Source code of charts
<<<<
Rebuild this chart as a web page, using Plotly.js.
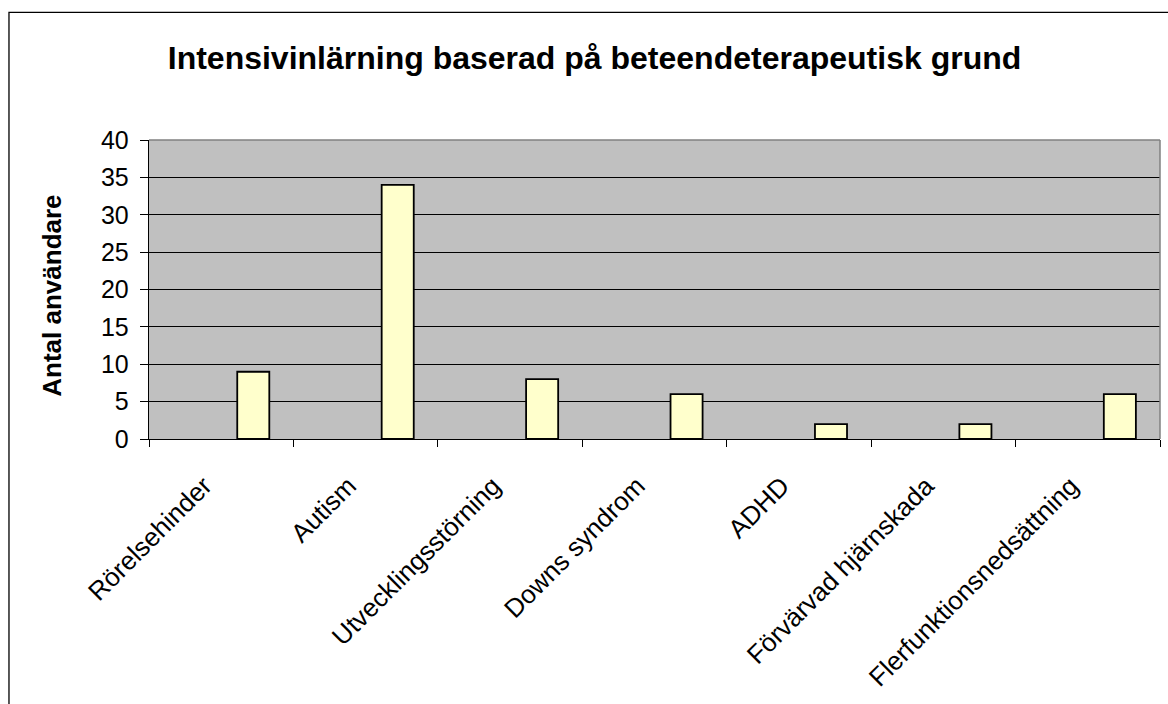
<!DOCTYPE html>
<html>
<head>
<meta charset="utf-8">
<script src="https://cdn.plot.ly/plotly-3.0.1.min.js"></script>
<style>html,body{margin:0;padding:0;background:#fff;}#chart{width:1168px;height:704px;}</style>
</head>
<body>
<div id="chart"></div>
<script>
const categories = ["Rörelsehinder", "Autism", "Utvecklingsstörning", "Downs syndrom", "ADHD", "Förvärvad hjärnskada", "Flerfunktionsnedsättning"];
const values = [9, 34, 8, 6, 2, 2, 6];
const yTicks = [0, 5, 10, 15, 20, 25, 30, 35, 40];
const titleText = "Intensivinlärning baserad på beteendeterapeutisk grund";
const yTitleText = "Antal användare";

const font = "Liberation Sans, Arial, sans-serif";

const trace = {
  type: "bar",
  x: categories,
  y: values,
  width: 0.222,
  offset: 0.111,
  marker: { color: "#FFFFCC", line: { color: "#000000", width: 1.8 } },
  hoverinfo: "x+y"
};

const layout = {
  width: 1168,
  height: 704,
  margin: { l: 149, r: 8, t: 140, b: 264.5, pad: 0 },
  paper_bgcolor: "#FFFFFF",
  plot_bgcolor: "#C0C0C0",
  showlegend: false,
  title: {
    text: "<b>" + titleText + "</b>",
    font: { family: font, size: 32, color: "#000" },
    xref: "container", x: 0.509, xanchor: "center",
    yref: "container", y: 0.918, yanchor: "middle"
  },
  xaxis: {
    type: "category",
    tickson: "boundaries",
    ticks: "outside",
    ticklen: 7,
    tickwidth: 1,
    tickcolor: "#000",
    showline: true,
    linecolor: "#000",
    linewidth: 1.3,
    showgrid: false,
    tickangle: -45,
    ticklabelstandoff: 20,
    ticklabelshift: -17,
    tickfont: { family: font, size: 26, color: "#000" },
    automargin: false,
    fixedrange: true
  },
  yaxis: {
    range: [0, 40],
    tickvals: yTicks,
    ticktext: yTicks.map(String),
    ticks: "outside",
    ticklen: 8,
    tickwidth: 1,
    tickcolor: "#000",
    showline: true,
    linecolor: "#000",
    linewidth: 1.3,
    showgrid: true,
    gridcolor: "#000",
    gridwidth: 1,
    zeroline: false,
    ticklabelstandoff: 6,
    tickfont: { family: font, size: 25, color: "#000" },
    automargin: false,
    fixedrange: true
  },
  annotations: [{
    text: "<b>" + yTitleText + "</b>",
    xref: "paper", yref: "paper",
    x: -0.096, y: 0.479,
    xanchor: "center", yanchor: "middle",
    textangle: -90,
    showarrow: false,
    font: { family: font, size: 26, color: "#000" }
  }],
  shapes: [
    { type: "line", xref: "paper", yref: "paper", x0: 0, x1: 1, y0: 1, y1: 1, line: { color: "#808080", width: 1.5 }, layer: "above" },
    { type: "line", xref: "paper", yref: "paper", x0: 1, x1: 1, y0: 0, y1: 1, line: { color: "#808080", width: 1.5 }, layer: "above" },
    { type: "rect", xref: "paper", yref: "paper", x0: -0.1385, x1: 1.2, y0: -1.2, y1: 1.427, line: { color: "#000", width: 1.3 }, fillcolor: "rgba(0,0,0,0)", layer: "below" }
  ]
};

Plotly.newPlot("chart", [trace], layout, { displayModeBar: false, staticPlot: true });
</script>
</body>
</html>
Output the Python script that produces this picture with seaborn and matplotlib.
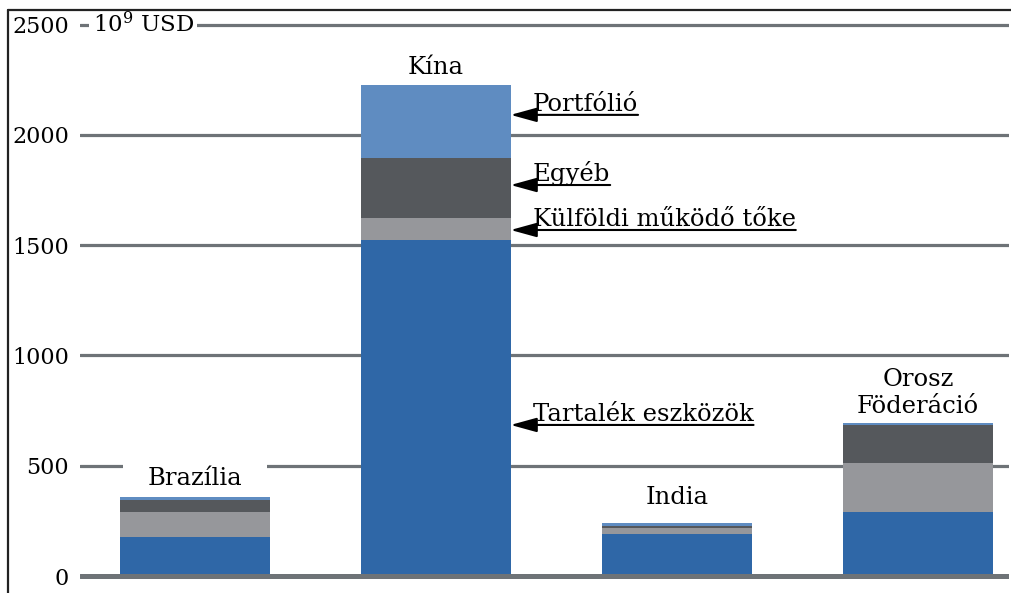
>>>>
* **Task directions**: Retype the data above exactly; pictures are not part of the copy.

* **Reply**:
Rebuild this chart as a web page, using Plotly.js.
<!DOCTYPE html>
<html>
<head>
<meta charset="utf-8">
<script src="https://cdn.plot.ly/plotly-3.0.1.min.js"></script>
<style>html,body{margin:0;padding:0;background:#fff;}#chart{width:1168px;height:704px;}</style>
</head>
<body>
<div id="chart"></div>
<script>
const categories = ["Rörelsehinder", "Autism", "Utvecklingsstörning", "Downs syndrom", "ADHD", "Förvärvad hjärnskada", "Flerfunktionsnedsättning"];
const values = [9, 34, 8, 6, 2, 2, 6];
const yTicks = [0, 5, 10, 15, 20, 25, 30, 35, 40];
const titleText = "Intensivinlärning baserad på beteendeterapeutisk grund";
const yTitleText = "Antal användare";

const font = "Liberation Sans, Arial, sans-serif";

const trace = {
  type: "bar",
  x: categories,
  y: values,
  width: 0.222,
  offset: 0.111,
  marker: { color: "#FFFFCC", line: { color: "#000000", width: 1.8 } },
  hoverinfo: "x+y"
};

const layout = {
  width: 1168,
  height: 704,
  margin: { l: 149, r: 8, t: 140, b: 264.5, pad: 0 },
  paper_bgcolor: "#FFFFFF",
  plot_bgcolor: "#C0C0C0",
  showlegend: false,
  title: {
    text: "<b>" + titleText + "</b>",
    font: { family: font, size: 32, color: "#000" },
    xref: "container", x: 0.509, xanchor: "center",
    yref: "container", y: 0.918, yanchor: "middle"
  },
  xaxis: {
    type: "category",
    tickson: "boundaries",
    ticks: "outside",
    ticklen: 7,
    tickwidth: 1,
    tickcolor: "#000",
    showline: true,
    linecolor: "#000",
    linewidth: 1.3,
    showgrid: false,
    tickangle: -45,
    ticklabelstandoff: 20,
    ticklabelshift: -17,
    tickfont: { family: font, size: 26, color: "#000" },
    automargin: false,
    fixedrange: true
  },
  yaxis: {
    range: [0, 40],
    tickvals: yTicks,
    ticktext: yTicks.map(String),
    ticks: "outside",
    ticklen: 8,
    tickwidth: 1,
    tickcolor: "#000",
    showline: true,
    linecolor: "#000",
    linewidth: 1.3,
    showgrid: true,
    gridcolor: "#000",
    gridwidth: 1,
    zeroline: false,
    ticklabelstandoff: 6,
    tickfont: { family: font, size: 25, color: "#000" },
    automargin: false,
    fixedrange: true
  },
  annotations: [{
    text: "<b>" + yTitleText + "</b>",
    xref: "paper", yref: "paper",
    x: -0.096, y: 0.479,
    xanchor: "center", yanchor: "middle",
    textangle: -90,
    showarrow: false,
    font: { family: font, size: 26, color: "#000" }
  }],
  shapes: [
    { type: "line", xref: "paper", yref: "paper", x0: 0, x1: 1, y0: 1, y1: 1, line: { color: "#808080", width: 1.5 }, layer: "above" },
    { type: "line", xref: "paper", yref: "paper", x0: 1, x1: 1, y0: 0, y1: 1, line: { color: "#808080", width: 1.5 }, layer: "above" },
    { type: "rect", xref: "paper", yref: "paper", x0: -0.1385, x1: 1.2, y0: -1.2, y1: 1.427, line: { color: "#000", width: 1.3 }, fillcolor: "rgba(0,0,0,0)", layer: "below" }
  ]
};

Plotly.newPlot("chart", [trace], layout, { displayModeBar: false, staticPlot: true });
</script>
</body>
</html>
Output the Python script that produces this picture with seaborn and matplotlib.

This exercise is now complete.